The Oro Denoro Mine is 10.2 kilometres northeast of Greenwood, at elevation 1066 metres on the divide between Eholt and Fisherman creeks. The property adjoins the Emma Mine (082ESE062) to the north. Access to these properties is about 0.6 kilometre southwest from Highway 3 by level gravel road along an old railway bed.

Production from Oro Denoro, in the period 1903 to 1917, totals 123,782 tonnes containing 116.5 kilograms of gold, 953.4 kilograms of silver, and 1690.6 tonnes of copper; this does not include several thousand tonnes of ore shipped to the Phoenix mill (082ESE020) in 1978.

The Oro Denoro mine is centrally located within a 2.4 kilometre long, north-south alignment of skarn deposits which includes the Emma and Jumbo (082ESE062) on the north and the Cyclops and Lancashire Lass (082ESE122) on the south. Mine development began at Oro Denoro in 1896 and by 1900 the underground workings consisted of a shaft 70 metres deep, and 240 metres of crosscuts and drifts.

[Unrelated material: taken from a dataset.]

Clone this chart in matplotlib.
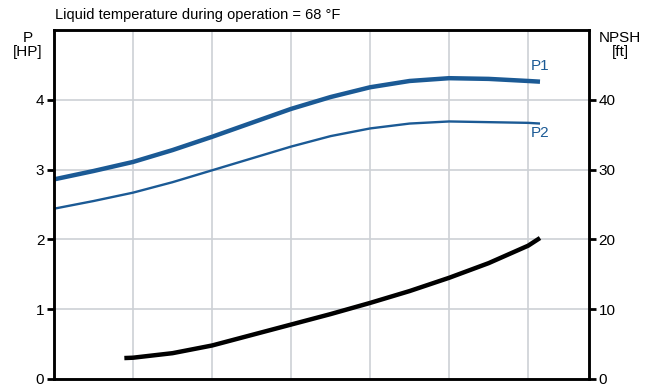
import numpy as np
import matplotlib.pyplot as plt

plt.rcParams['font.family'] = ['Liberation Sans', 'DejaVu Sans']

# flow axis has no labels; gridlines every unit
x_p = [0, 0.5, 1, 1.5, 2, 2.5, 3, 3.5, 4, 4.5, 5, 5.5, 6, 6.15]
p1 = [2.86, 2.98, 3.11, 3.28, 3.47, 3.67, 3.87, 4.04, 4.18, 4.27, 4.31, 4.30, 4.27, 4.26]
p2 = [2.44, 2.55, 2.67, 2.82, 2.99, 3.16, 3.33, 3.48, 3.59, 3.66, 3.69, 3.68, 3.67, 3.66]

x_npsh = [0.89, 1, 1.5, 2, 2.5, 3, 3.5, 4, 4.5, 5, 5.5, 6, 6.15]
npsh = [3.0, 3.05, 3.7, 4.8, 6.3, 7.8, 9.3, 10.9, 12.6, 14.5, 16.6, 19.1, 20.2]

blue = '#1b5a95'

fig = plt.figure(figsize=(6.54, 3.85), dpi=100)
ax = fig.add_axes([0.0826, 0.0156, 0.818, 0.9064])
ax2 = ax.twinx()

ax.set_xlim(0, 6.77)
ax.set_ylim(0, 5)
ax2.set_ylim(0, 50)

ax.set_xticks(np.arange(1, 7))
ax.tick_params(axis='x', length=0, labelbottom=False)
ax.set_yticks([0, 1, 2, 3, 4])
ax.tick_params(axis='y', length=5, width=2, labelsize=11, pad=2)
ax2.set_yticks([0, 10, 20, 30, 40])
ax2.tick_params(axis='y', length=5, width=2, labelsize=11, pad=2)
ax.grid(True, color='#cdd1d5', linewidth=1.2)
ax.set_axisbelow(True)

for a in (ax, ax2):
    for s in a.spines.values():
        s.set_linewidth(1.8)
        s.set_color('black')

ax.plot(x_p, p1, color=blue, lw=3.2, solid_capstyle='butt', solid_joinstyle='round')
ax.plot(x_p, p2, color=blue, lw=1.7, solid_capstyle='butt', solid_joinstyle='round')
ax2.plot(x_npsh, npsh, color='black', lw=3.2, solid_capstyle='butt', solid_joinstyle='round')

ax.text(6.15, 4.38, 'P1', color=blue, fontsize=11, ha='center', va='bottom')
ax.text(6.15, 3.63, 'P2', color=blue, fontsize=11, ha='center', va='top')

fig.text(55/654, 1 - 15/385, 'Liquid temperature during operation = 68 °F',
         fontsize=10.5, ha='left', va='center')
fig.text(28/654, 1 - 45/385, 'P\n[HP]', fontsize=11, ha='center', va='center',
         linespacing=0.95)
fig.text(620/654, 1 - 45/385, 'NPSH\n[ft]', fontsize=11, ha='center', va='center',
         linespacing=0.95)

fig.savefig('out.png', dpi=100)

By 1908 an additional 40 metres of sinking and 20 metres of crosscutting was completed. The present mine workings cover an area of about four hectares in the central part of the claim.

In the early period of mining at the Oro Denoro mine, 1903 to 1910, ore was drawn from a number of large stopes on two underground levels and five open pits. The two southermost pits or quarries, Nos. 1 and 2, were the principal source of copper ore. These are interconnected and have a general east-west elongation. The trend of the excavations appears to follow the course of a number of large steeply dipping calcite lenses in the skarn by the granodiorite contact which is near the north wall. Quarry No. 3, centred about 60 metres north of Nos. 1 and 2, is the second largest pit. Here the mineralization was concentrated in a tongue of skarn projecting deep into the granodiorite mass.